A revised edition of the International standards for the treatment of drug use disorders has been published by the World Health Organization (WHO) and United Nations Office on Drugs and Crime (UNODC). All UN member states have signed up to the document, which incorporates the results of extensive field testing.
Originally published in 2016, the aim of the document is to ‘develop and expand effective, evidence-based and ethical treatment for drug use disorders’, with the updated version containing input from service user and advocacy groups. The publication stresses the importance of joint working with health, social care, criminal justice and housing bodies, as well provision across community, in-patient and residential rehab settings.

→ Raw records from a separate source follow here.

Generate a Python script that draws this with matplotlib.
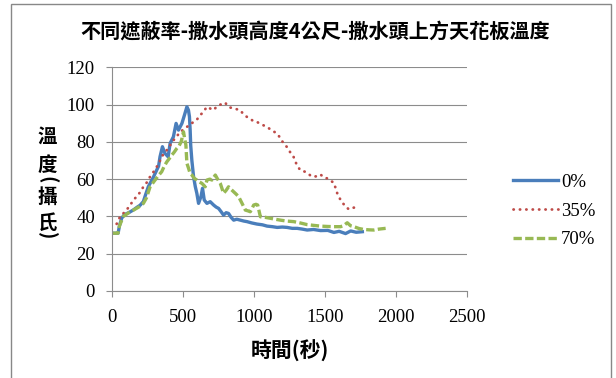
import matplotlib
matplotlib.use('Agg')
import matplotlib.pyplot as plt
from matplotlib.patches import Rectangle

# 0% 遮蔽率
t0 = [0, 20, 45, 55, 70, 90, 120, 153, 180, 200, 223, 240, 258, 270, 293, 317, 330, 340, 357, 374,
      397, 411, 434, 453, 470, 494, 512, 529, 540, 547, 552, 556, 564, 576, 588, 599, 611, 628, 639, 651,
      670, 693, 717, 735, 752, 770, 787, 805, 822, 840, 858, 880, 905, 930, 952, 985, 1022, 1060, 1093, 1130,
      1164, 1200, 1234, 1270, 1305, 1340, 1375, 1420, 1469, 1520, 1563, 1600, 1645, 1681, 1720, 1763]
T0 = [31, 31, 31, 35, 39, 41, 42, 43.5, 45, 46, 48, 52, 56, 57.7, 61, 64.9, 67, 72, 77.4, 73.9,
      72, 79.2, 82.7, 89.9, 86.3, 89.9, 94.4, 98.8, 97, 93.5, 86.3, 78, 70, 61.3, 56, 52.4, 47, 50.6, 55.1, 48.8,
      47, 47.9, 46.1, 45, 44.3, 42.5, 40.7, 42, 41.6, 39.5, 38, 38.5, 38, 37.5, 37.2, 36.5, 35.9, 35.5, 34.8, 34.5,
      34.1, 34.3, 34.1, 33.6, 33.6, 33.2, 32.7, 33, 32.4, 32.5, 31.4, 32, 30.8, 32.2, 31.5, 31.8]

# 35% 遮蔽率
t35 = [35, 47, 60, 82, 110, 130, 153, 180, 200, 223, 245, 270, 295, 317, 335, 352, 370, 387, 405, 423,
       450, 481, 505, 528, 550, 575, 600, 622, 645, 669, 690, 716, 740, 765, 786, 800, 810, 830, 857, 880,
       904, 925, 951, 980, 1000, 1021, 1050, 1092, 1120, 1162, 1187, 1210, 1232, 1255, 1279, 1300, 1326, 1363, 1410, 1440,
       1469, 1490, 1516, 1563, 1587, 1610, 1645, 1669, 1690, 1709]
T35 = [36, 38, 40, 41.6, 44, 46, 48.8, 51, 53, 55.9, 58, 61.3, 64, 66.6, 69, 72, 74, 75.5, 77, 80,
       82, 85.4, 86.5, 88, 89, 90.7, 92, 94.3, 96, 98.8, 98, 97, 99, 100, 100.5, 101, 99.6, 98.5, 97.9, 97.5,
       97, 95, 93.4, 92, 91, 90.7, 89.5, 88, 86.5, 84.5, 82, 79, 77.3, 74.5, 72, 68, 64.8, 63.9, 61.3, 61.5,
       62.5, 61, 60.4, 58, 52.3, 48.8, 45.2, 43.8, 44.5, 44.8]

# 70% 遮蔽率
t70 = [0, 45, 55, 82, 120, 153, 190, 223, 245, 270, 305, 330, 352, 370, 388, 405, 423, 440, 458, 475,
       489, 505, 515, 522, 529, 540, 552, 564, 580, 599, 617, 635, 658, 670, 690, 705, 729, 745, 764, 787,
       805, 822, 840, 858, 875, 893, 917, 940, 958, 975, 999, 1015, 1027, 1046, 1080, 1116, 1150, 1187, 1232, 1281,
       1326, 1375, 1420, 1469, 1520, 1563, 1610, 1630, 1657, 1680, 1704, 1740, 1774, 1810, 1844, 1880, 1927]
T70 = [31, 31, 35, 40, 42, 43.4, 45, 47, 50, 55.9, 59.5, 62, 64, 67, 69.3, 71, 72.9, 74.5, 76.5, 78,
       80.1, 85.4, 81, 78.3, 68.5, 66, 63, 62.2, 60.5, 59.5, 58.5, 57.7, 55.9, 59.5, 60, 59.5, 62.2, 60, 57.7, 52.4,
       54, 55.9, 54.5, 53.2, 52, 50.6, 47, 43.4, 43, 42.5, 46.1, 46.5, 46.1, 39.8, 39.5, 39, 38.5, 38, 37.5, 37.2,
       36.5, 35.6, 35.2, 34.8, 34.6, 34.5, 34.5, 35, 36.6, 35, 34.5, 33.5, 33, 32.8, 32.7, 33.2, 33.6]

xticks = [0, 500, 1000, 1500, 2000, 2500]
yticks = [0, 20, 40, 60, 80, 100, 120]

cjk = ['Noto Sans CJK TC', 'DejaVu Sans']
num = 'Liberation Serif'
grid_c = '#8c8c8c'

fig = plt.figure(figsize=(6.16, 3.78), dpi=100)
ax = fig.add_axes([0.1813, 0.2302, 0.577, 0.5918])

ax.plot(t0, T0, color='#4A7EBB', lw=2.4, label='0%', solid_joinstyle='round')
ax.plot(t35, T35, color='#BE4B48', lw=2.0, linestyle=(0, (0.1, 2.2)),
        dash_capstyle='round', label='35%')
ax.plot(t70, T70, color='#98B954', lw=2.4, linestyle=(0, (2.5, 1.0)), label='70%')

ax.set_xlim(0, 2500)
ax.set_ylim(0, 120)
ax.set_xticks(xticks)
ax.set_yticks(yticks)
ax.grid(True, axis='y', color=grid_c, lw=0.8)
ax.set_axisbelow(True)
for s in ['top', 'right']:
    ax.spines[s].set_visible(False)
for s in ['left', 'bottom']:
    ax.spines[s].set_color(grid_c)
    ax.spines[s].set_linewidth(0.8)
ax.tick_params(direction='out', length=4, width=0.8, color=grid_c, labelsize=13.5)
ax.tick_params(axis='y', pad=8)
ax.tick_params(axis='x', pad=9)
for lb in ax.get_xticklabels() + ax.get_yticklabels():
    lb.set_fontfamily(num)

ax.set_xlabel('時間(秒)', family=cjk, fontsize=15, fontweight='bold', labelpad=10)

# 縱向 y 軸標題 (括號旋轉成直排)
ych = [('溫', 0, 14), ('度', 0, 14), ('(', -90, 14), ('攝', 0, 14), ('氏', 0, 14), (')', -90, 14)]
ypos = [137, 165, 180, 197, 223, 236]
for (c, r, fs), yp in zip(ych, ypos):
    fig.text(47 / 616, 1 - yp / 378, c, family=cjk, fontsize=fs, fontweight='bold',
             ha='center', va='center', rotation=r, rotation_mode='anchor')

fig.text(315 / 616, 1 - 31 / 378, '不同遮蔽率-撒水頭高度4公尺-撒水頭上方天花板溫度',
         family=cjk, fontsize=14.5, fontweight='bold', ha='center', va='center')

leg = fig.legend(loc='center left', bbox_to_anchor=(513 / 616, 1 - 211 / 378), frameon=False,
                 prop={'family': num, 'size': 13.5}, handlelength=2.4, handletextpad=0.15,
                 labelspacing=0.62, borderpad=0, borderaxespad=0)

fig.add_artist(Rectangle((11 / 616, -0.1), 600 / 616, 1.1 - 4 / 378, transform=fig.transFigure,
                         fill=False, edgecolor='#888888', lw=1))

fig.savefig('out.png', dpi=100)
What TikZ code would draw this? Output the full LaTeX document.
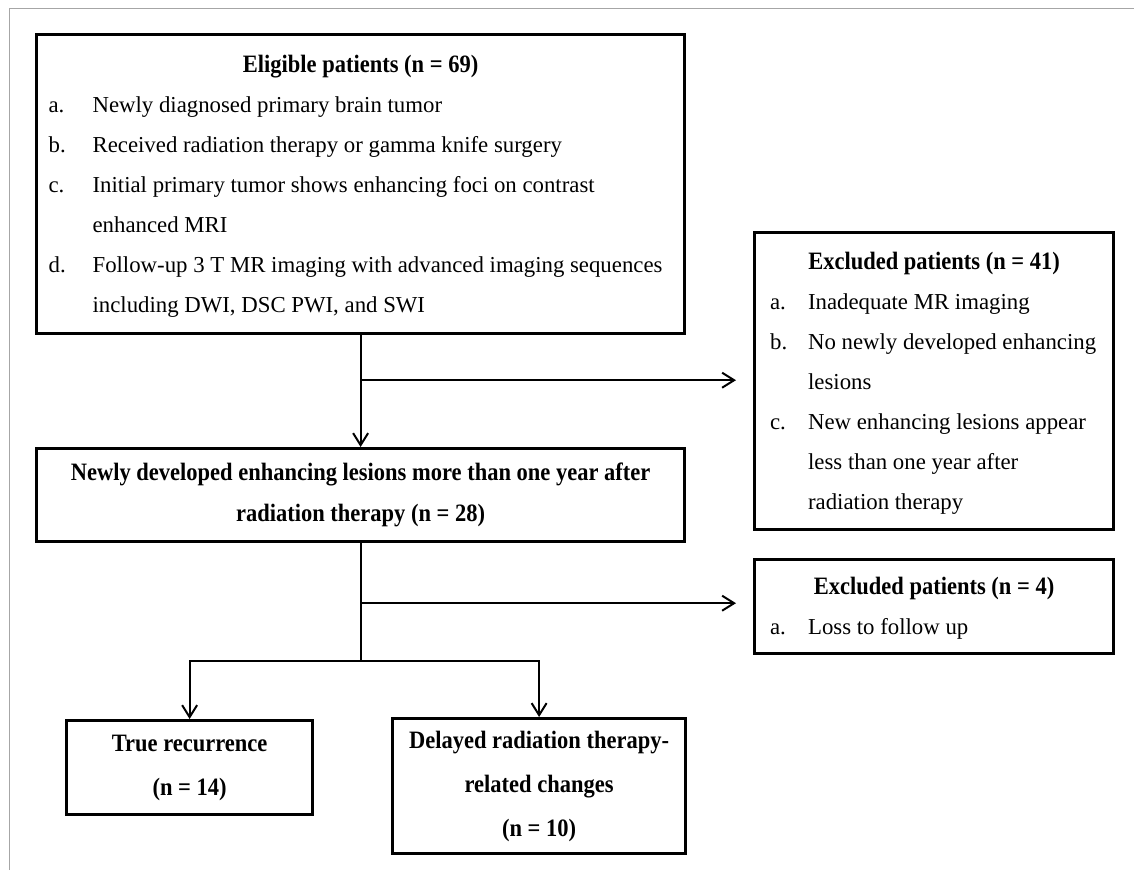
\documentclass[tikz,border=0pt]{standalone}
\usepackage{fontspec}
\setmainfont{Liberation Serif}
\newfontfamily\condfont[FakeStretch=0.9]{Liberation Serif}
\usepackage{tikz}
\usetikzlibrary{arrows.meta,positioning}
\newcommand{\bodysize}{\fontsize{22.8}{40}\selectfont}
\newcommand{\headsize}{\condfont\bfseries\fontsize{25}{40}\selectfont}

\begin{document}
\begin{tikzpicture}
		[x=1pt,y=-1pt,
		box/.style={draw,line width=3.2pt,inner sep=0pt,anchor=north west},
		head/.style={box,align=center,font=\condfont\bfseries\fontsize{25}{44}\selectfont},
		line/.style={line width=2pt},
		arr/.style={line,-{Straight Barb[length=12pt,width=15pt]}}]
		\useasboundingbox (0,0) rectangle (1134,870);
		\draw[gray!70,line width=1pt] (9,870) -- (9,8) -- (1134,8);
		\node[box,minimum width=648,minimum height=299] (elig) at (35,33) {\bodysize
			\begin{tabular}{@{}p{44pt}@{}p{580pt}@{}}
			\multicolumn{2}{c}{\headsize Eligible patients (n = 69)}\\
			a. & Newly diagnosed primary brain tumor\\
			b. & Received radiation therapy or gamma knife surgery\\
			c. & Initial primary tumor shows enhancing foci on contrast\\
			   & enhanced MRI\\
			d. & Follow-up 3 T MR imaging with advanced imaging sequences\\
			   & including DWI, DSC PWI, and SWI
			\end{tabular}};
		\node[box,minimum width=359,minimum height=297] (excl1) at (753,231) {\bodysize
			\begin{tabular}{@{}p{38pt}@{}p{290pt}@{}}
			\multicolumn{2}{c}{\headsize Excluded patients (n = 41)}\\
			a. & Inadequate MR imaging\\
			b. & No newly developed enhancing\\
			   & lesions\\
			c. & New enhancing lesions appear\\
			   & less than one year after\\
			   & radiation therapy
			\end{tabular}};
		\node[head,minimum width=648,minimum height=93,font=\condfont\bfseries\fontsize{25}{41}\selectfont] (newly) at (35,447)
			{Newly developed enhancing lesions more than one year after\\radiation therapy (n = 28)};
		\node[box,minimum width=359,minimum height=94] (excl2) at (753,558) {\bodysize
			\begin{tabular}{@{}p{38pt}@{}p{290pt}@{}}
			\multicolumn{2}{c}{\headsize Excluded patients (n = 4)}\\
			a. & Loss to follow up
			\end{tabular}};
		\node[head,minimum width=246,minimum height=94] (recur) at (65,719)
			{True recurrence\\(n = 14)};
		\node[head,minimum width=293,minimum height=135] (delay) at (391,717)
			{Delayed radiation therapy-\\related changes\\(n = 10)};
		\coordinate[below=45pt of elig.south] (split1);
		\coordinate[below=60pt of newly.south] (split2);
		\coordinate[below=118pt of newly.south] (fork);
		\draw[arr] (elig.south) -- (newly.north);
		\draw[arr,shorten >=17pt] (split1) -- (split1 -| excl1.west);
		\draw[line] (newly.south) -- (fork);
		\draw[arr,shorten >=17pt] (split2) -- (split2 -| excl2.west);
		\draw[arr] (fork) -| (recur.north);
		\draw[arr] (fork) -| (delay.north);
\end{tikzpicture}
\end{document}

It also promotes the use of evidence-based interventions, provision of trauma-informed women-only services and the importance of using non-stigmatising language.
While the standards are ‘aspirational’ and national or local treatment systems need not attempt to meet the recommendations ‘all at once’, over time ‘progressive quality improvement with evidence-based and ethical practice as an objective, can and should be expected to achieve better organised, more effective and ethical systems and services’, it says.
‘UNODC and WHO invite those responsible for local or national policy development, planning, funding, delivery and monitoring, and for the evaluation of treatment for drug use disorders, to measure up local systems and services for the treatment of such disorders against the standards,’ the document states. ‘The aim is to identify gaps and areas that fall short of the standards and work with the appropriate stakeholders’ to improve them.
‘All 192 UN member states have signed up to this document,’ said Annette Dale-Perera, who was ‘honoured’ to work on the 2020 version. ‘This is a remarkable achievement, given their different views.’